THE EXERCISE
Return each line of the data below verbatim; pictures are to be left out.

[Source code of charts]
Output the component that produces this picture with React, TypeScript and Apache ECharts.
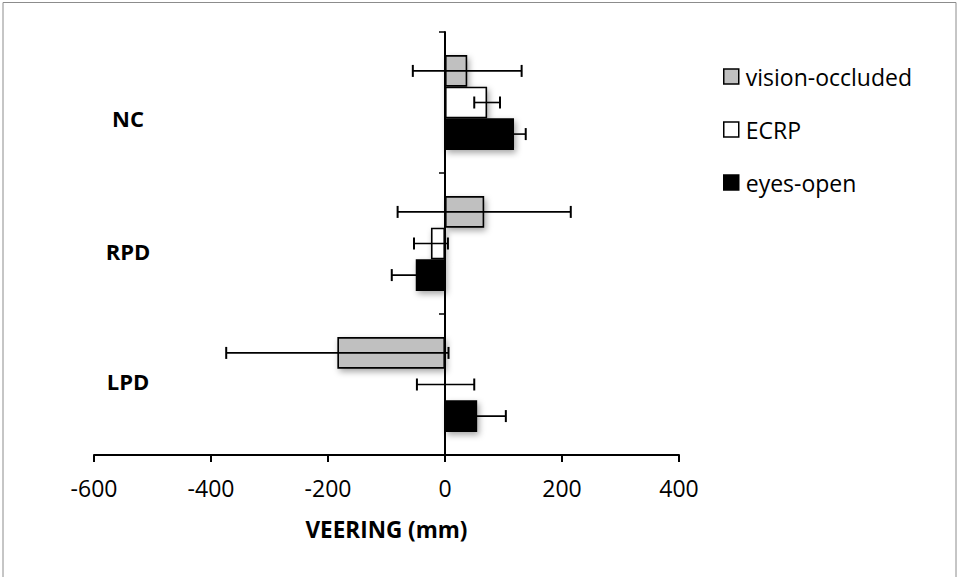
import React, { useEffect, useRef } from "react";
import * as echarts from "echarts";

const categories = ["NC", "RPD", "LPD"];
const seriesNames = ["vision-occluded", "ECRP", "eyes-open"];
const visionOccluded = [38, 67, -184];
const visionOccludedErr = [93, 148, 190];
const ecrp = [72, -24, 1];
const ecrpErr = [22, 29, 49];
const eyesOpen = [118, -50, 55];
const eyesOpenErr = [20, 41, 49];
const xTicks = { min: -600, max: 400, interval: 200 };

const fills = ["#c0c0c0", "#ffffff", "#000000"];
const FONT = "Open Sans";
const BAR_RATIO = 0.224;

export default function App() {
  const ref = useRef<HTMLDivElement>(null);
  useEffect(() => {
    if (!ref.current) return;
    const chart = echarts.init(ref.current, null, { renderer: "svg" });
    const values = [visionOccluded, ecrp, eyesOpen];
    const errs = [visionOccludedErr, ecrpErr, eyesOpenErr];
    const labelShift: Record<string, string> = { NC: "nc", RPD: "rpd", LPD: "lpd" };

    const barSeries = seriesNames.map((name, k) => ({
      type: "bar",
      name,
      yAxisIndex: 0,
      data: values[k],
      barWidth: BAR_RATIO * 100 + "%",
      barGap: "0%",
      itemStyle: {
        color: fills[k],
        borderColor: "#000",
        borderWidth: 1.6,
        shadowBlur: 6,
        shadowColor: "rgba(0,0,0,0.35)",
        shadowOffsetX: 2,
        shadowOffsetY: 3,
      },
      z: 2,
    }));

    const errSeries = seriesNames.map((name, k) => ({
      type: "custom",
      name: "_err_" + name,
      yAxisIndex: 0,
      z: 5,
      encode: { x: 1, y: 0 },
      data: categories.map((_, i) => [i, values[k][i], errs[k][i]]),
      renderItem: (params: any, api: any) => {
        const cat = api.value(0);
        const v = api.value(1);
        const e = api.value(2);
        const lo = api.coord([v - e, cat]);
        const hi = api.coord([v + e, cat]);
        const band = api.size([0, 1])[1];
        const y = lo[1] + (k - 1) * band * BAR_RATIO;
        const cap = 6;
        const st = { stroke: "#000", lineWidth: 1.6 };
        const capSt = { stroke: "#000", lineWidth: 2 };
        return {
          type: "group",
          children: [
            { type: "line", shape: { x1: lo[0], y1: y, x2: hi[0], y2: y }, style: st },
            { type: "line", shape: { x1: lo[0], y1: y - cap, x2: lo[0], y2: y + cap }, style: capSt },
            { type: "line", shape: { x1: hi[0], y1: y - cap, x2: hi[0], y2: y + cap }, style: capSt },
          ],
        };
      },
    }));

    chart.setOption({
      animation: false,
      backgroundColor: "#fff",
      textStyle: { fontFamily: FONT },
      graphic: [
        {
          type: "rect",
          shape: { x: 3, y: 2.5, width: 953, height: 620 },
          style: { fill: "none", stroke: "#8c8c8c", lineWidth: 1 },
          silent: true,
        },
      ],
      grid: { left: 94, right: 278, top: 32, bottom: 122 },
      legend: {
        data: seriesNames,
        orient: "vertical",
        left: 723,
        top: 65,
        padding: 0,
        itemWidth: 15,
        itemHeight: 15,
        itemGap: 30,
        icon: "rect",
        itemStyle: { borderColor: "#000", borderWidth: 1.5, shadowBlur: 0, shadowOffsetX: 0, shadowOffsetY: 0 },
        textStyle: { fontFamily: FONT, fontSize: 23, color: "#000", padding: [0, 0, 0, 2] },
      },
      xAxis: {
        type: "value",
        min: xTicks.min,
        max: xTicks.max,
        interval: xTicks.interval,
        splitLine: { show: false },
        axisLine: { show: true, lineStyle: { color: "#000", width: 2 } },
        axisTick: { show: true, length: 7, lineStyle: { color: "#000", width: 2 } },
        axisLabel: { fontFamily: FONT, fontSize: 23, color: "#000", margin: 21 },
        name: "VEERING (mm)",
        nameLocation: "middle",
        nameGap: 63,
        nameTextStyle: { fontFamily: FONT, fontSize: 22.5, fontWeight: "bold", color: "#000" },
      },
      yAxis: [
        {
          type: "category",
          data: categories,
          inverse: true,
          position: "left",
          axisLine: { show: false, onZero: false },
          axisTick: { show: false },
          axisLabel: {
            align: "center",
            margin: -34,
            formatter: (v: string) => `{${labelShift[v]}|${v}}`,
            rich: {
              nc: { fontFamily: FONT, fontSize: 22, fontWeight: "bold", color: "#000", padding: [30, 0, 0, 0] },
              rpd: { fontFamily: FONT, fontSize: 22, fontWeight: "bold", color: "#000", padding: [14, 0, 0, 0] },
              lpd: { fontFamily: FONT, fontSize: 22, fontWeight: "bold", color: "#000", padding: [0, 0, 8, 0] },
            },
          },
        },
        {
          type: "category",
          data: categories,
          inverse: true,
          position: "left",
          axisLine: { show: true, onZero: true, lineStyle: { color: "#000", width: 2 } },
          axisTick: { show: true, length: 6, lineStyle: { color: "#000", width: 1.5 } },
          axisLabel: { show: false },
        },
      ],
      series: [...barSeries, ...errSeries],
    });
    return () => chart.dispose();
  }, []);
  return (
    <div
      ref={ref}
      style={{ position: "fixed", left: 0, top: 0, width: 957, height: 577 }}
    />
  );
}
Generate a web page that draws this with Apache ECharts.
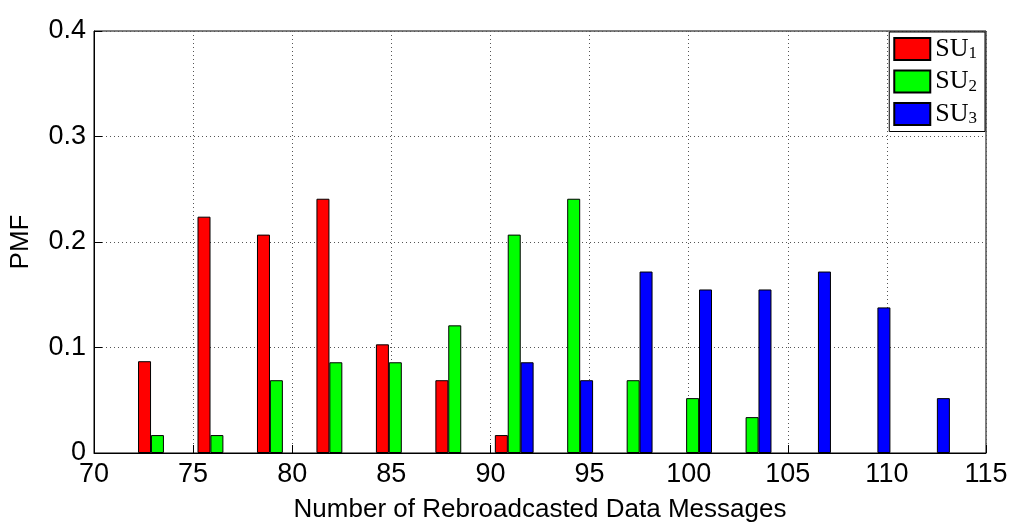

RESPONSE TO THIS EXERCISE
Output the component that produces this picture with React, TypeScript and Apache ECharts.
import React, { useEffect, useRef } from "react";
import * as echarts from "echarts";

const categories = ["NC", "RPD", "LPD"];
const seriesNames = ["vision-occluded", "ECRP", "eyes-open"];
const visionOccluded = [38, 67, -184];
const visionOccludedErr = [93, 148, 190];
const ecrp = [72, -24, 1];
const ecrpErr = [22, 29, 49];
const eyesOpen = [118, -50, 55];
const eyesOpenErr = [20, 41, 49];
const xTicks = { min: -600, max: 400, interval: 200 };

const fills = ["#c0c0c0", "#ffffff", "#000000"];
const FONT = "Open Sans";
const BAR_RATIO = 0.224;

export default function App() {
  const ref = useRef<HTMLDivElement>(null);
  useEffect(() => {
    if (!ref.current) return;
    const chart = echarts.init(ref.current, null, { renderer: "svg" });
    const values = [visionOccluded, ecrp, eyesOpen];
    const errs = [visionOccludedErr, ecrpErr, eyesOpenErr];
    const labelShift: Record<string, string> = { NC: "nc", RPD: "rpd", LPD: "lpd" };

    const barSeries = seriesNames.map((name, k) => ({
      type: "bar",
      name,
      yAxisIndex: 0,
      data: values[k],
      barWidth: BAR_RATIO * 100 + "%",
      barGap: "0%",
      itemStyle: {
        color: fills[k],
        borderColor: "#000",
        borderWidth: 1.6,
        shadowBlur: 6,
        shadowColor: "rgba(0,0,0,0.35)",
        shadowOffsetX: 2,
        shadowOffsetY: 3,
      },
      z: 2,
    }));

    const errSeries = seriesNames.map((name, k) => ({
      type: "custom",
      name: "_err_" + name,
      yAxisIndex: 0,
      z: 5,
      encode: { x: 1, y: 0 },
      data: categories.map((_, i) => [i, values[k][i], errs[k][i]]),
      renderItem: (params: any, api: any) => {
        const cat = api.value(0);
        const v = api.value(1);
        const e = api.value(2);
        const lo = api.coord([v - e, cat]);
        const hi = api.coord([v + e, cat]);
        const band = api.size([0, 1])[1];
        const y = lo[1] + (k - 1) * band * BAR_RATIO;
        const cap = 6;
        const st = { stroke: "#000", lineWidth: 1.6 };
        const capSt = { stroke: "#000", lineWidth: 2 };
        return {
          type: "group",
          children: [
            { type: "line", shape: { x1: lo[0], y1: y, x2: hi[0], y2: y }, style: st },
            { type: "line", shape: { x1: lo[0], y1: y - cap, x2: lo[0], y2: y + cap }, style: capSt },
            { type: "line", shape: { x1: hi[0], y1: y - cap, x2: hi[0], y2: y + cap }, style: capSt },
          ],
        };
      },
    }));

    chart.setOption({
      animation: false,
      backgroundColor: "#fff",
      textStyle: { fontFamily: FONT },
      graphic: [
        {
          type: "rect",
          shape: { x: 3, y: 2.5, width: 953, height: 620 },
          style: { fill: "none", stroke: "#8c8c8c", lineWidth: 1 },
          silent: true,
        },
      ],
      grid: { left: 94, right: 278, top: 32, bottom: 122 },
      legend: {
        data: seriesNames,
        orient: "vertical",
        left: 723,
        top: 65,
        padding: 0,
        itemWidth: 15,
        itemHeight: 15,
        itemGap: 30,
        icon: "rect",
        itemStyle: { borderColor: "#000", borderWidth: 1.5, shadowBlur: 0, shadowOffsetX: 0, shadowOffsetY: 0 },
        textStyle: { fontFamily: FONT, fontSize: 23, color: "#000", padding: [0, 0, 0, 2] },
      },
      xAxis: {
        type: "value",
        min: xTicks.min,
        max: xTicks.max,
        interval: xTicks.interval,
        splitLine: { show: false },
        axisLine: { show: true, lineStyle: { color: "#000", width: 2 } },
        axisTick: { show: true, length: 7, lineStyle: { color: "#000", width: 2 } },
        axisLabel: { fontFamily: FONT, fontSize: 23, color: "#000", margin: 21 },
        name: "VEERING (mm)",
        nameLocation: "middle",
        nameGap: 63,
        nameTextStyle: { fontFamily: FONT, fontSize: 22.5, fontWeight: "bold", color: "#000" },
      },
      yAxis: [
        {
          type: "category",
          data: categories,
          inverse: true,
          position: "left",
          axisLine: { show: false, onZero: false },
          axisTick: { show: false },
          axisLabel: {
            align: "center",
            margin: -34,
            formatter: (v: string) => `{${labelShift[v]}|${v}}`,
            rich: {
              nc: { fontFamily: FONT, fontSize: 22, fontWeight: "bold", color: "#000", padding: [30, 0, 0, 0] },
              rpd: { fontFamily: FONT, fontSize: 22, fontWeight: "bold", color: "#000", padding: [14, 0, 0, 0] },
              lpd: { fontFamily: FONT, fontSize: 22, fontWeight: "bold", color: "#000", padding: [0, 0, 8, 0] },
            },
          },
        },
        {
          type: "category",
          data: categories,
          inverse: true,
          position: "left",
          axisLine: { show: true, onZero: true, lineStyle: { color: "#000", width: 2 } },
          axisTick: { show: true, length: 6, lineStyle: { color: "#000", width: 1.5 } },
          axisLabel: { show: false },
        },
      ],
      series: [...barSeries, ...errSeries],
    });
    return () => chart.dispose();
  }, []);
  return (
    <div
      ref={ref}
      style={{ position: "fixed", left: 0, top: 0, width: 957, height: 577 }}
    />
  );
}
Generate a web page that draws this with Apache ECharts.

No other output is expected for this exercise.